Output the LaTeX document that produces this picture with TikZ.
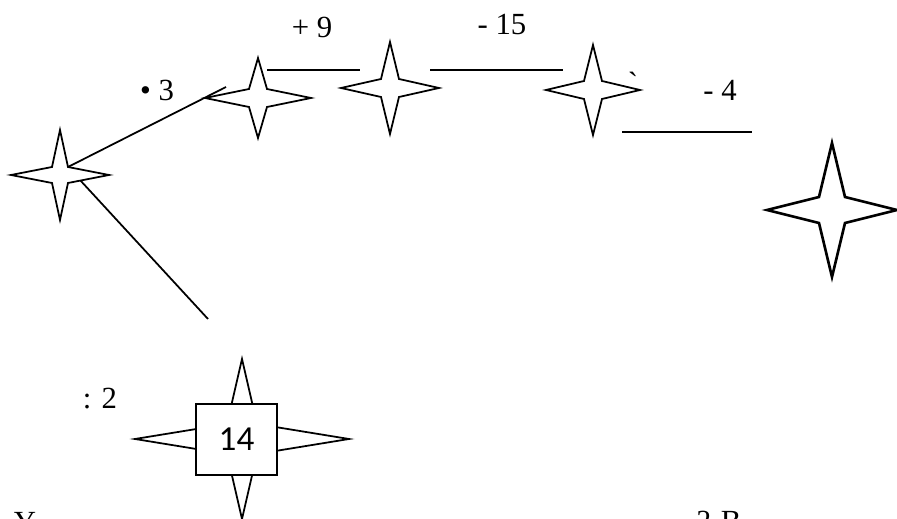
\documentclass[tikz,border=0pt]{standalone}
\usepackage{fontspec}
\setmainfont{Liberation Serif}[Ligatures=TeXOff]
\newfontfamily\boxfont{Carlito}
\usetikzlibrary{positioning}
\tikzset{
  starline/.style={draw=black,line join=miter,fill=white},
  link/.style={draw=black},
  lbl/.style={inner sep=0pt,font=\fontsize{17.5}{20}\selectfont},
  numbox/.style={draw=black,fill=white,inner sep=0pt,
    minimum width=1.62cm,minimum height=1.42cm,
    font=\boxfont\fontsize{20}{24}\selectfont},
  pics/sparkle/.style args={#1/#2/#3}{code={
    \path[starline] (0,-#2) -- (#3,-#3) -- (#1,0) -- (#3,#3) -- (0,#2)
      -- (-#3,#3) -- (-#1,0) -- (-#3,-#3) -- cycle;
  }}
}

\begin{document}
\begin{tikzpicture}[x=0.02cm,y=-0.02cm,line width=1pt]
  \useasboundingbox (0,0) rectangle (897,519);

  % stars
  \coordinate (starA) at (60,175);
  \coordinate (starB) at (258,98);
  \coordinate (starC) at (390,88);
  \coordinate (starD) at (593,90);
  \coordinate (starE) at (832,210);
  \coordinate (starF) at (242,439);

  \coordinate (fork) at (68,167);
  \coordinate (upEnd) at (226,87);
  \coordinate (downEnd) at (208,319);
  \draw[link] (fork) -- (upEnd);
  \draw[link] (fork) -- (downEnd);

  \pic at (starA) {sparkle=49/45/8};
  \pic at (starB) {sparkle=53/40/9};
  \pic at (starC) {sparkle=49/46/9};
  \pic at (starD) {sparkle=47/45/9};
  \pic[line width=1.5pt] at (starE) {sparkle=65/67/13};
  \pic at (starF) {sparkle=107/80/15};

  \node[numbox] (fourteen) at (236.5,439.5) {14};

  % steps
  \coordinate (bcL) at (267,70);
  \coordinate (bcR) at (360,70);
  \coordinate (cdL) at (430,70);
  \coordinate (cdR) at (563,70);
  \coordinate (deL) at (622,132);
  \coordinate (deR) at (752,132);
  \draw[link] (bcL) -- (bcR);
  \draw[link] (cdL) -- (cdR);
  \draw[link] (deL) -- (deR);

  \node[lbl] (plusNine) at (312,27) {+ 9};
  \node[lbl] (minusFifteen) at (502,25) {- 15};
  \node[lbl] (timesThree) at (157,90) {• 3};
  \node[lbl] (minusFour) at (720,90) {- 4};
  \node[lbl] (divTwo) at (100,399) {: 2};
  \node[lbl,anchor=north] (tick) at (633,71) {\char96};
  \node[lbl,anchor=north] (askY) at (25,511) {Y};
  \node[lbl,anchor=north west] (askB) at (696,510) {? B};
\end{tikzpicture}
\end{document}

## [SET TASK]
Restate the material word for word from its first line through the line containing "(fork) -- (downEnd);", both included; the pictures do not belong in it.

## [THE REPLY]
Output the LaTeX document that produces this picture with TikZ.
\documentclass[tikz,border=0pt]{standalone}
\usepackage{fontspec}
\setmainfont{Liberation Serif}[Ligatures=TeXOff]
\newfontfamily\boxfont{Carlito}
\usetikzlibrary{positioning}
\tikzset{
  starline/.style={draw=black,line join=miter,fill=white},
  link/.style={draw=black},
  lbl/.style={inner sep=0pt,font=\fontsize{17.5}{20}\selectfont},
  numbox/.style={draw=black,fill=white,inner sep=0pt,
    minimum width=1.62cm,minimum height=1.42cm,
    font=\boxfont\fontsize{20}{24}\selectfont},
  pics/sparkle/.style args={#1/#2/#3}{code={
    \path[starline] (0,-#2) -- (#3,-#3) -- (#1,0) -- (#3,#3) -- (0,#2)
      -- (-#3,#3) -- (-#1,0) -- (-#3,-#3) -- cycle;
  }}
}

\begin{document}
\begin{tikzpicture}[x=0.02cm,y=-0.02cm,line width=1pt]
  \useasboundingbox (0,0) rectangle (897,519);

  % stars
  \coordinate (starA) at (60,175);
  \coordinate (starB) at (258,98);
  \coordinate (starC) at (390,88);
  \coordinate (starD) at (593,90);
  \coordinate (starE) at (832,210);
  \coordinate (starF) at (242,439);

  \coordinate (fork) at (68,167);
  \coordinate (upEnd) at (226,87);
  \coordinate (downEnd) at (208,319);
  \draw[link] (fork) -- (upEnd);
  \draw[link] (fork) -- (downEnd);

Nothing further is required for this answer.